As he started his first haircut of the day, Sean Alyward explained that he owns two barber shops, one in Summerside, P.E.I., and another in Charlottetown, and he’s never been committed in politics.
“I’ve voted for every single party in my life,” he declared.
That was until he was inspired by the success of the Green Party of Prince Edward Island in the provincial election in April. Islanders elected eight Green MLAs, enough to form the Official Opposition.
Alyward, now the campaign manager for Green candidate Alex Clark in the federal election, is hoping to capitalize on the Green momentum in his home province.
“We’re getting a ton of good reception,” he said. “A lot of people are fed up with the same old solutions to old problems.”
Don Desserud, a political scientist at the University of Prince Edward Island, said there could also be a Green breakthrough in New Brunswick, where there are currently three Green MLAs. In the Fredericton area, provincial Green leader David Coon won his seat with with 56.7 per cent of the vote in last year’s provincial election.
Chances in New Brunswick
“There’s no doubt they could take a big chunk of the vote,” said the CBC’s polling expert Éric Grenier. “If that comes primarily from the Liberals, that could hurt their re-election chances in a number of ridings.”

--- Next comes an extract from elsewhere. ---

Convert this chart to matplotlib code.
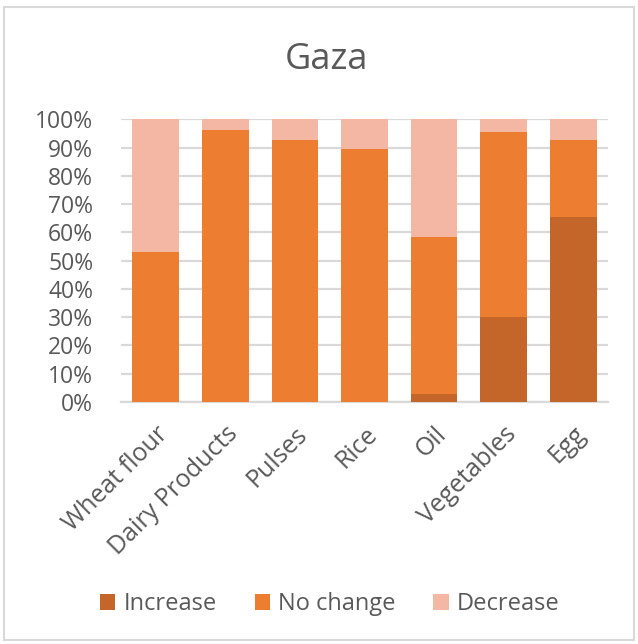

Whether the support translates to federal seats, the Green surge has Liberals worried about vote-splitting, with Liberal Leader Justin Trudeau urging voters to stick with the party during a campaign stop in Fredericton last month.
But unseating federal Liberals won’t be easy. The Liberals currently hold all 32 seats in Atlantic Canada, including the four up for grabs on P.E.I. In fact, in the past 31 years, Islanders have only twice sent someone to Ottawa, who wasn’t a Liberal — Conservative Gail Shea in 2008 and 2011.
Desserud said historically Islanders have voted Liberal when the rest of the country does and when it doesn’t.
Will provincial Green support translate federally?
“It’s not a simple matter of taking Green Party support at the provincial level and translating over to the federal level, because you’re dealing with a completely different set of dynamics,” he said.
He said the provincial Greens had a popular, charismatic leader in Peter Bevan-Baker, as well as a comprehensive platform that addressed issues such as healthcare, and education in addition to the environment.
He also said the strength of well-known Liberal incumbents — Lawrence MacAulay, Bobby Morrissey, Wayne Easter and Sean Casey — who have long political histories, can’t be underestimated.
“As a small Island, with small constituencies, the chances of people having a close personal connection with their MP is much greater than you would have in metropolitan areas like Toronto or Vancouver,” he said.
Support for local candidate
That’s exactly what’s determining Ranald MacFarlane’s vote.
MacFarlane, a pig and dairy farmer in Fernwood, south of Summerside, is furious with the Liberals over the new North American trade deal. He voted Green provincially, but is still voting Liberal in the federal election.
“I believe in Wayne Easter,” he said of the Liberal candidate for Malpeque. “There is some actual good in him that I want to be on the inside in government. If it wasn’t for Wayne, let me make it abundantly clear that I would vote for the Greens.”
That allegiance to local candidates makes it difficult to predict political trends on P.E.I.
Desserud also said that, while many who voted Green provincially did so as a “rebellious” vote against the Liberals, not necessarily for the Green platform, that may have since changed.
“It’s like a team sport, you become a part of a team and then you identify with that team,” he said.
In Sean Alyward’s barber shop, Dave Uza weighs in while getting his haircut. He says he feels as though he doesn’t have much of an option in this election.
“I’m not going Conservatives. I’m definitely not giving Trudeau a majority. I think we’re going to go Green this year.”
Aylward said he knows Elizabeth May isn’t going to be the prime minister, but he believes it’s possible for his party to win seats, and while he’s changed his mind in the past, he says now he’s a Green for life.
“I’m older, I’m more educated in the issues,” he said. “I’ve got a daughter and she deserves to grow up in a world that’s better than the one I grew up in and, the way we’re going right now, it’s not going to be.”